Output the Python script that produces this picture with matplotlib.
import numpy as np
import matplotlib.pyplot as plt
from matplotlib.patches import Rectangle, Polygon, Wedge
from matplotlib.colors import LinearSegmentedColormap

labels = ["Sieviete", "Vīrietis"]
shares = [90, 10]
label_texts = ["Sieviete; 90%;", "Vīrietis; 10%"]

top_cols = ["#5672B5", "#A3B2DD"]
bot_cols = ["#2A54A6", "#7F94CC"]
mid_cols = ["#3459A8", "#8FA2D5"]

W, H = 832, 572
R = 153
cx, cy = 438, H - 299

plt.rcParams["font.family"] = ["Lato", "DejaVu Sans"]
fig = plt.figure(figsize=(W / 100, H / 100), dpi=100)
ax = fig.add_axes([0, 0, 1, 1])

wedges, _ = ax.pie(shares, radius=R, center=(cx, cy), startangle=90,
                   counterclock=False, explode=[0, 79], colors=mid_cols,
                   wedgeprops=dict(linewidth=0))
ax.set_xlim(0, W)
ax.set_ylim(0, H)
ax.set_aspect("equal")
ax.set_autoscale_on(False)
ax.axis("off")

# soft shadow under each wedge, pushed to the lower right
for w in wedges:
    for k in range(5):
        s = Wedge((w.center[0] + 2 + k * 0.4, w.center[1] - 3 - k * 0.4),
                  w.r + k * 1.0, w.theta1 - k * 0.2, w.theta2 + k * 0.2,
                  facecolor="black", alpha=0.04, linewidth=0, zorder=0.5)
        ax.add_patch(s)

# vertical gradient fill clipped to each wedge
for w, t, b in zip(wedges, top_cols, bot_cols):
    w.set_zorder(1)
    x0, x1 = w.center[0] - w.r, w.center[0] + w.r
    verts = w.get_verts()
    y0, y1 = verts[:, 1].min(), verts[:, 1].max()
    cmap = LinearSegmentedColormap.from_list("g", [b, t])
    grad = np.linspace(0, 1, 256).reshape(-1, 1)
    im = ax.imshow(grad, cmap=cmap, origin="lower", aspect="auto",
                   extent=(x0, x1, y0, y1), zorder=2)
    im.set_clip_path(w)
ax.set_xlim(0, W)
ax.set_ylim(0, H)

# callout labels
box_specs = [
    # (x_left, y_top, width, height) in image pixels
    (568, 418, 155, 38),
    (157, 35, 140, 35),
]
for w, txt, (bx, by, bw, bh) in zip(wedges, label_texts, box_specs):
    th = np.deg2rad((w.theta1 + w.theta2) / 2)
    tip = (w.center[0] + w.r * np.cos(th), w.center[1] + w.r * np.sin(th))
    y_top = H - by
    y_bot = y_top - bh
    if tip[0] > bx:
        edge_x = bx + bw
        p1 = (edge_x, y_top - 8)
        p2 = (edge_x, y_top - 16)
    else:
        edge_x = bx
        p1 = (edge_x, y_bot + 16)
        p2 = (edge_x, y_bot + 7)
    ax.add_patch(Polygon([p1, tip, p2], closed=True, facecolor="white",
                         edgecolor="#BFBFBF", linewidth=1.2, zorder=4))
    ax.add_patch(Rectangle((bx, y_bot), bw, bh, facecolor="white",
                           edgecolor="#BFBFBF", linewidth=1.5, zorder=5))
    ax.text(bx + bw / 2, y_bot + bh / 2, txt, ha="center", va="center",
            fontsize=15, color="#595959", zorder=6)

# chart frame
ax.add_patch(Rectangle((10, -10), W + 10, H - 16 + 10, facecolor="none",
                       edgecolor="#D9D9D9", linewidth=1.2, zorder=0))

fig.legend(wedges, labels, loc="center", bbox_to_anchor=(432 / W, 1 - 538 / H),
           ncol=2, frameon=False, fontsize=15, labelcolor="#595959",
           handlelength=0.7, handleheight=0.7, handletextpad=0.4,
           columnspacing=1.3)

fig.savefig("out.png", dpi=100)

* * *

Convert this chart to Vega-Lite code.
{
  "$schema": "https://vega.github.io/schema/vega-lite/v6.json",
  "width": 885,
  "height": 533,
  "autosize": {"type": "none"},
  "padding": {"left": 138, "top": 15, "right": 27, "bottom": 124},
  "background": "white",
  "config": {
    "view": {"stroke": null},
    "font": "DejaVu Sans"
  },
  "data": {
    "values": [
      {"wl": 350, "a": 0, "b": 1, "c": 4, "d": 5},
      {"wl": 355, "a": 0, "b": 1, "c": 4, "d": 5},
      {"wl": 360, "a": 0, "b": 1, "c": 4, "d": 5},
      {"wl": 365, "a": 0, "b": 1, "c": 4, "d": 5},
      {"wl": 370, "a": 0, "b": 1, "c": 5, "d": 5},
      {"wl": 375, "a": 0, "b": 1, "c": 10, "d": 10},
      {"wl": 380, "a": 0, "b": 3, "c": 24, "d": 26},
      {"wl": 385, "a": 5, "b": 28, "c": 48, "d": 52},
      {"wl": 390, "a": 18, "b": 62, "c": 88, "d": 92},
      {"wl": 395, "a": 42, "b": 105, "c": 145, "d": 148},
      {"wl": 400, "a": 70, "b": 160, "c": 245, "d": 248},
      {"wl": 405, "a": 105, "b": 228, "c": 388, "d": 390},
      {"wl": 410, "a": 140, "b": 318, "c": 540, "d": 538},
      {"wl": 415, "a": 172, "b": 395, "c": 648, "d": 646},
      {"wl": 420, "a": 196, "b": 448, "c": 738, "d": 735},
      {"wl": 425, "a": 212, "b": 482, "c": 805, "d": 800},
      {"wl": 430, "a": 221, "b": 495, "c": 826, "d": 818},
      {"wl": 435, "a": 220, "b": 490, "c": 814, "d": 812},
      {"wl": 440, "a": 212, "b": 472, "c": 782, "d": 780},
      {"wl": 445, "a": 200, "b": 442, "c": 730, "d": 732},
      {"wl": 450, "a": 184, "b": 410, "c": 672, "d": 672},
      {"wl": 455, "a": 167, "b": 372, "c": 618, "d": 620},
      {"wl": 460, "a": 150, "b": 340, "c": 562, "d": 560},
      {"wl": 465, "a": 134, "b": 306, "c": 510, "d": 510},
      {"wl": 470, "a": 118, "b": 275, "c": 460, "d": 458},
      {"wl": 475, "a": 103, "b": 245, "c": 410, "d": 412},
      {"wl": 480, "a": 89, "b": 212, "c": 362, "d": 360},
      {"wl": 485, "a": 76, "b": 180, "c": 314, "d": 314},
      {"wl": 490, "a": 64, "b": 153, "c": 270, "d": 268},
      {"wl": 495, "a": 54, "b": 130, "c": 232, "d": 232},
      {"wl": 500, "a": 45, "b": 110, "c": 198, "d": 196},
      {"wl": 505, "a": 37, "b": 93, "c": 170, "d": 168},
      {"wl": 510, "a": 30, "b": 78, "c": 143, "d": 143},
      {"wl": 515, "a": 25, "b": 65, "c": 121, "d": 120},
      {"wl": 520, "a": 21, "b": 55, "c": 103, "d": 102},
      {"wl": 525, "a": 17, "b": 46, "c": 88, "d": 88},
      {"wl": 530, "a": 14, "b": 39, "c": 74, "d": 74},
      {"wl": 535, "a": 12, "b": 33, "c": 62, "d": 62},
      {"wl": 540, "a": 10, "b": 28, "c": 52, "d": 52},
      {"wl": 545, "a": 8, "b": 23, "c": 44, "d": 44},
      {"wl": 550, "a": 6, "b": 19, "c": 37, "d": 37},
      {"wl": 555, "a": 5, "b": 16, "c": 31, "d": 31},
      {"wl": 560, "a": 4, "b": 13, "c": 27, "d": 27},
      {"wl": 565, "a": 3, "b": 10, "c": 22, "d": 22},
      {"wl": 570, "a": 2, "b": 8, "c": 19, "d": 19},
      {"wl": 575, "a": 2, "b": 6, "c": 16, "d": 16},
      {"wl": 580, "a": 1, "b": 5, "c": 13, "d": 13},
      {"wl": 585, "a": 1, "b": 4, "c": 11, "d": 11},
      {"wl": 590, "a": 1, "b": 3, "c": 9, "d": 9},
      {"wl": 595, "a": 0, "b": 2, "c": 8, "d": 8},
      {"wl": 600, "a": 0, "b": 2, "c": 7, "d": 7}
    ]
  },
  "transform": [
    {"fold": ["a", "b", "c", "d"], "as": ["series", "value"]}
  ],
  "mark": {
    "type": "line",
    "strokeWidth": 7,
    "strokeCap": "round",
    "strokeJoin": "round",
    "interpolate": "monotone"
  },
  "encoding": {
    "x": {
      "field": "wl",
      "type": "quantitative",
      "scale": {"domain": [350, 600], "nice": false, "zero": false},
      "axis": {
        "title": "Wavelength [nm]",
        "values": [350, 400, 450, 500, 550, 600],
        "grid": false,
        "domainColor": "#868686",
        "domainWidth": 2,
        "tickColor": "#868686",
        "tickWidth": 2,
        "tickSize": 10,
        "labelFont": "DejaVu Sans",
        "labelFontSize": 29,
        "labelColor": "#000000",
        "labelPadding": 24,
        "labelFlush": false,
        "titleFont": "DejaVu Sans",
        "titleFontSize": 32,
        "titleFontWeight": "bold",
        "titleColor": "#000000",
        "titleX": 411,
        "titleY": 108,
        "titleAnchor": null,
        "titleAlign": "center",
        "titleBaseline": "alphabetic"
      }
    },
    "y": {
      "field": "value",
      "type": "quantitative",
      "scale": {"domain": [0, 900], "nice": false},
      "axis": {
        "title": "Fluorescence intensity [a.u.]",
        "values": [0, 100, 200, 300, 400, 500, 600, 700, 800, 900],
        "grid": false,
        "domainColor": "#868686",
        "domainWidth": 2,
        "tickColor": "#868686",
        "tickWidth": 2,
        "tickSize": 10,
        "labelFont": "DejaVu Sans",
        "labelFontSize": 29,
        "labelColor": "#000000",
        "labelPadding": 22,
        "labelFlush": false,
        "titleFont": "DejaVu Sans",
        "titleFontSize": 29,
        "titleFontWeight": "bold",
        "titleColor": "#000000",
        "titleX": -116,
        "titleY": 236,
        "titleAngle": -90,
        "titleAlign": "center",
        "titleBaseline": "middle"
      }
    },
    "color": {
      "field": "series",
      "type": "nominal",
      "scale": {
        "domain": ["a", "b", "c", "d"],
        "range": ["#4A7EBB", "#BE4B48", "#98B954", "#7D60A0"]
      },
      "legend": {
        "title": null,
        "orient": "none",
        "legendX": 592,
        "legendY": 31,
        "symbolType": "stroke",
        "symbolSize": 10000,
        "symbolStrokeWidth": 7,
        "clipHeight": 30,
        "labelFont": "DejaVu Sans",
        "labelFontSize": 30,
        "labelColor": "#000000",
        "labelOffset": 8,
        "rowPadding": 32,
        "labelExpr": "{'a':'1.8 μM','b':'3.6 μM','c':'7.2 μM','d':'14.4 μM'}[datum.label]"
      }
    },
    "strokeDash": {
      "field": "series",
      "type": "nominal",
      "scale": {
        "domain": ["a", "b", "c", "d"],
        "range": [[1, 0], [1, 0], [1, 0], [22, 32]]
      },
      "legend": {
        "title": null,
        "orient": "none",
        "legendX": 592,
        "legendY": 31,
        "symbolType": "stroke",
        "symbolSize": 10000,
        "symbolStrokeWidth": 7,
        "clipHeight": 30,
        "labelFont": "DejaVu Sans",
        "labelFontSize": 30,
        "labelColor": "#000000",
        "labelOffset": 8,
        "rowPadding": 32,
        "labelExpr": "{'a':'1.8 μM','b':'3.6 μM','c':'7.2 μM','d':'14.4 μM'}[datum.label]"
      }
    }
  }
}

▸ **What this task involves**
Among the lines above, find the one with "Output the Python" and the one with "ax = fig.add_axes([0, 0, 1, 1])". Quote both and everything between them, exactly.

▸ **Answer for the task**
Output the Python script that produces this picture with matplotlib.
import numpy as np
import matplotlib.pyplot as plt
from matplotlib.patches import Rectangle, Polygon, Wedge
from matplotlib.colors import LinearSegmentedColormap

labels = ["Sieviete", "Vīrietis"]
shares = [90, 10]
label_texts = ["Sieviete; 90%;", "Vīrietis; 10%"]

top_cols = ["#5672B5", "#A3B2DD"]
bot_cols = ["#2A54A6", "#7F94CC"]
mid_cols = ["#3459A8", "#8FA2D5"]

W, H = 832, 572
R = 153
cx, cy = 438, H - 299

plt.rcParams["font.family"] = ["Lato", "DejaVu Sans"]
fig = plt.figure(figsize=(W / 100, H / 100), dpi=100)
ax = fig.add_axes([0, 0, 1, 1])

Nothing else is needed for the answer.